We got it all wrong. The real issue is why are we obsessed with turning going to the bathroom into a sexual issue. Other countries have unisex bathrooms and the sky didn’t fall. But we’re also offended by breastfeeding for similar silly reasons. Many stores have family rest-rooms for parents with children (or caregivers and clients) of another sex, changing babies, etc.. and the world didn’t end.

Interestingly, the history of separate restrooms has always been one of fear. It’s origins in the Victorian Era was for the sanitary confinement of women. Interestingly, it was continued in our own country as a mechanism of Jim Crow laws. Today, we play the “for the children card”. Worried about pedophiles? Anyone can be abused by someone of the same or different sex, so just use common sense people. And if you’re a woman worried about going to the bathroom because a man might be there, maybe that’s not rational and you need to take responsibility to deal with it.
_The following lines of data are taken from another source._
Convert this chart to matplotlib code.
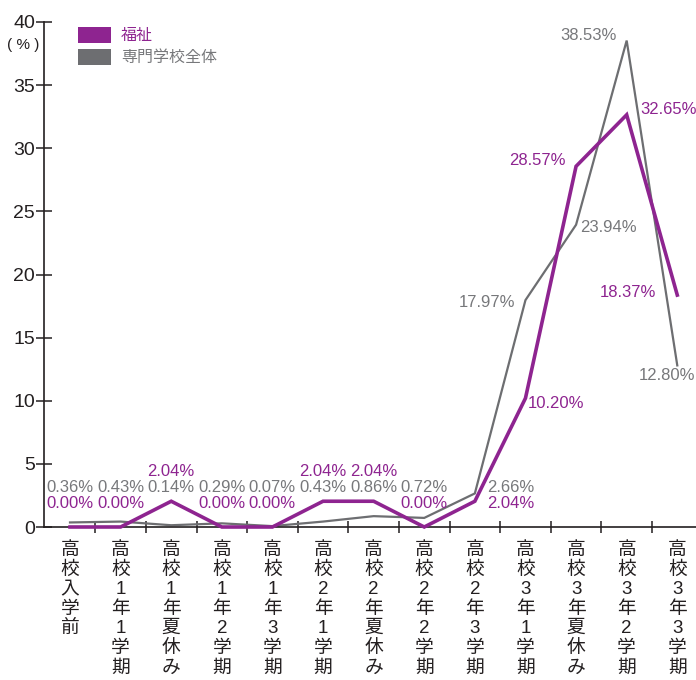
import matplotlib
matplotlib.use("Agg")
import matplotlib.pyplot as plt
from matplotlib.patches import Rectangle

plt.rcParams['font.family'] = ['Liberation Sans', 'Noto Sans CJK JP', 'DejaVu Sans']

categories = ["高校入学前", "高校1年1学期", "高校1年夏休み", "高校1年2学期", "高校1年3学期",
              "高校2年1学期", "高校2年夏休み", "高校2年2学期", "高校2年3学期",
              "高校3年1学期", "高校3年夏休み", "高校3年2学期", "高校3年3学期"]
welfare = [0.00, 0.00, 2.04, 0.00, 0.00, 2.04, 2.04, 0.00, 2.04, 10.20, 28.57, 32.65, 18.37]
overall = [0.36, 0.43, 0.14, 0.29, 0.07, 0.43, 0.86, 0.72, 2.66, 17.97, 23.94, 38.53, 12.80]
yticks = [0, 5, 10, 15, 20, 25, 30, 35, 40]
series_names = ["福祉", "専門学校全体"]

PURPLE = "#8E2490"
GRAY = "#6D6E71"
GRAY_TXT = "#77787B"
INK = "#231F20"

fig = plt.figure(figsize=(6.96, 6.80), dpi=100)
ax = fig.add_axes([44/696, 153/680, 1 - 44/696, 505/680])
x = list(range(len(categories)))

ax.plot(x, overall, color=GRAY, lw=1.6, solid_joinstyle='miter', zorder=2, clip_on=False)
ax.plot(x, welfare, color=PURPLE, lw=2.6, solid_joinstyle='miter', zorder=3, clip_on=False)

ax.set_xlim(-0.514, 12.37)
ax.set_ylim(0, 40)
for s in ['top', 'right']:
    ax.spines[s].set_visible(False)
for s in ['left', 'bottom']:
    ax.spines[s].set_linewidth(1.2)
    ax.spines[s].set_color(INK)

ax.set_yticks(yticks)
ax.set_yticklabels([str(v) for v in yticks], fontsize=14)
ax.tick_params(axis='y', direction='inout', length=11, width=1.1, pad=1, colors=INK)
ax.set_xticks([i + 0.5 for i in range(len(categories) - 1)])
ax.set_xticklabels([])
ax.tick_params(axis='x', direction='inout', length=9, width=1.1, colors=INK)

# vertical category labels
for i, c in enumerate(categories):
    ax.text(i, -1.15, "\n".join(c), ha='center', va='top', fontsize=13.5,
            linespacing=1.2, color=INK, clip_on=False)

ax.text(-0.93, 38.2, "( % )", ha='center', va='center', fontsize=11, color=INK,
        clip_on=False)

fs = 12
for i in range(9):
    dx = 36 if i == 8 else 0
    ax.annotate(f"{overall[i]:.2f}%", (i, 0), xytext=(dx, 40),
                textcoords='offset pixels', ha='center', va='center', fontsize=fs,
                color=GRAY_TXT, annotation_clip=False)
    wy = 56 if welfare[i] > 1 and i != 8 else 24
    ax.annotate(f"{welfare[i]:.2f}%", (i, 0), xytext=(dx, wy),
                textcoords='offset pixels', ha='center', va='center', fontsize=fs,
                color=PURPLE, annotation_clip=False)

upper = [
    (9, overall[9], GRAY_TXT, (-10, -2), 'right'),
    (9, welfare[9], PURPLE, (2, -5), 'left'),
    (10, welfare[10], PURPLE, (-10, 6), 'right'),
    (10, overall[10], GRAY_TXT, (4, -3), 'left'),
    (11, overall[11], GRAY_TXT, (-10, 5), 'right'),
    (11, welfare[11], PURPLE, (14, 5), 'left'),
    (12, welfare[12], PURPLE, (-21, 3), 'right'),
    (12, overall[12], GRAY_TXT, (-10, -10), 'center'),
]
for i, v, col, (dx, dy), ha in upper:
    ax.annotate(f"{v:.2f}%", (i, v), xytext=(dx, dy), textcoords='offset pixels',
                ha=ha, va='center', fontsize=fs, color=col, annotation_clip=False)

for k, (name, col) in enumerate(zip(series_names, [PURPLE, GRAY])):
    y0 = 680 - 43 - k * 22
    fig.patches.append(Rectangle((78/696, y0/680), 33/696, 16/680, transform=fig.transFigure,
                                 facecolor=col, edgecolor='none'))
    fig.text(121/696, (y0 + 8)/680, name, ha='left', va='center', fontsize=11.5,
             color=col if k == 0 else GRAY_TXT)

fig.savefig("out.png", dpi=100)
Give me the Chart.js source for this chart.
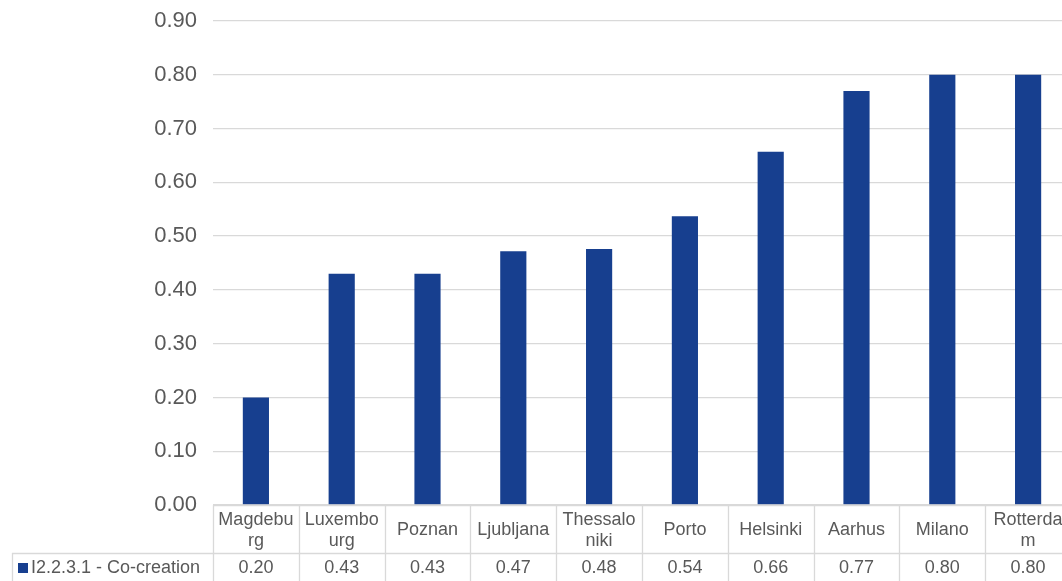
<!DOCTYPE html>
<html><head><meta charset="utf-8">
<script src="https://cdn.jsdelivr.net/npm/chart.js@4/dist/chart.umd.min.js"></script>
<style>html,body{margin:0;padding:0;overflow:hidden;background:#fff}#wrap{position:relative;width:1071px;height:581px}</style>
</head><body><div id="wrap"><canvas id="c" width="1071" height="581"></canvas></div>
<script>
const categories = ['Magdeburg','Luxembourg','Poznan','Ljubljana','Thessaloniki','Porto','Helsinki','Aarhus','Milano','Rotterdam'];
const categoryLabels = [['Magdebu','rg'],['Luxembo','urg'],['Poznan'],['Ljubljana'],['Thessalo','niki'],['Porto'],['Helsinki'],['Aarhus'],['Milano'],['Rotterda','m']];
const seriesName = 'I2.2.3.1 - Co-creation';
const values = [0.20,0.43,0.43,0.472,0.476,0.537,0.657,0.77,0.80,0.80];
const yMin = 0, yMax = 0.9, yStep = 0.1;

const TXT = '#595959', GRID = '#d9d9d9', BAR = '#173f8f';
const FONT = 'Liberation Sans, Arial, sans-serif';

const tablePlugin = {
  id: 'dataTable',
  afterDraw(chart) {
    const ctx = chart.ctx, x = chart.scales.x, area = chart.chartArea;
    const n = categories.length;
    const w = (area.right - area.left) / n;
    const top = area.bottom, mid = area.bottom + 48, bot = chart.height;
    ctx.save();
    ctx.strokeStyle = GRID; ctx.lineWidth = 1.3;
    ctx.beginPath();
    ctx.moveTo(area.left, top + 0.5); ctx.lineTo(chart.width, top + 0.5);
    ctx.moveTo(12, mid + 0.5); ctx.lineTo(chart.width, mid + 0.5);
    ctx.moveTo(12.5, mid); ctx.lineTo(12.5, bot);
    for (let i = 0; i <= n; i++) {
      const bx = Math.round(area.left + i * w) + 0.5;
      ctx.moveTo(bx, top); ctx.lineTo(bx, bot);
    }
    ctx.stroke();
    ctx.fillStyle = TXT;
    ctx.font = '18px ' + FONT;
    ctx.textAlign = 'center'; ctx.textBaseline = 'middle';
    for (let i = 0; i < n; i++) {
      const cx = x.getPixelForValue(i);
      const lines = categoryLabels[i];
      if (lines.length === 1) {
        ctx.fillText(lines[0], cx, top + 25);
      } else {
        ctx.fillText(lines[0], cx, top + 15);
        ctx.fillText(lines[1], cx, top + 36);
      }
      ctx.fillText(values[i].toFixed(2), cx, mid + 15);
    }
    ctx.fillStyle = BAR;
    ctx.fillRect(18, mid + 10, 10, 10);
    ctx.fillStyle = TXT;
    ctx.textAlign = 'left';
    ctx.fillText(seriesName, 31, mid + 15);
    ctx.restore();
  }
};

new Chart(document.getElementById('c'), {
  type: 'bar',
  data: {
    labels: categories,
    datasets: [{ label: seriesName, data: values, backgroundColor: BAR, borderWidth: 0,
      barPercentage: 0.305, categoryPercentage: 1 }]
  },
  options: {
    responsive: false, animation: false, devicePixelRatio: 1,
    layout: { padding: { top: 21, bottom: 76, left: 0, right: 0 } },
    plugins: { legend: { display: false }, tooltip: { enabled: false } },
    scales: {
      x: { display: false },
      y: {
        min: yMin, max: yMax,
        afterFit(s) { s.width = 213; s.paddingTop = 0; s.paddingBottom = 0; },
        ticks: { stepSize: yStep, color: TXT, padding: 16, font: { family: FONT, size: 22 },
          callback: v => Number(v).toFixed(2) },
        grid: { color: GRID, lineWidth: 1.3, drawTicks: false },
        border: { display: false }
      }
    }
  },
  plugins: [tablePlugin]
});
</script></body></html>
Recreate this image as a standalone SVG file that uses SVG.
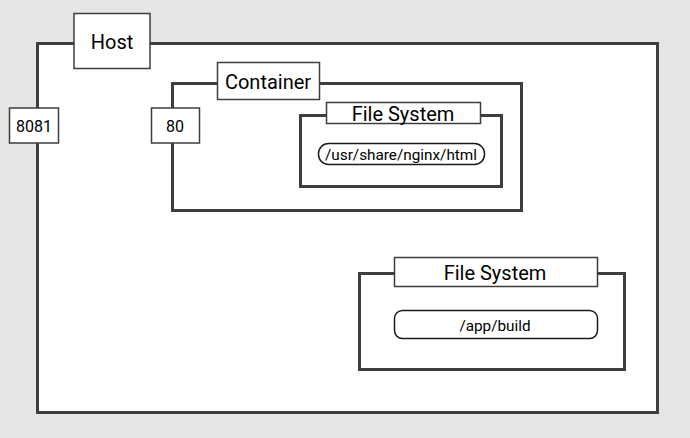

By all this nonsense WE are the ones making bathrooms a fearful place by our backwards mores. But there’s a darker need to rationalize this, consciously or not. We are making a necessary facility a battleground just because we may think we’re losing a war against having to tolerate people of genders and lifestyles we don’t understand or approve of. We want to go back to that “simpler time” where everything made sense to us, with any and all prejudices unchallenged.

On the other hand, this could be taken as an opportunity to scrutinize the way we see with each other as human beings. Are we really so afraid of the opposite sex, or just outcast genders we would like to think aren’t a real thing? What does this say about men and women in general, where any man is seen as a potential rapist and pedophile? Should we go back to drinking from separate water fountains, too, just to be sure we don’t get cooties?

No, this isn’t really about hypothetical embarrassments and crimes in a private-yet-public place. It’s about the unwillingness to change and accept the reality that some Victorian and Jim Crow mores are simply outdated, and on the wrong side of history to boot. You don’t have to be comfortable with changes in culture, but voters and lawmakers clinging to the past doesn’t cut it. Imposing past beliefs on future generations is a crime and embarrassment that is not so hypothetical.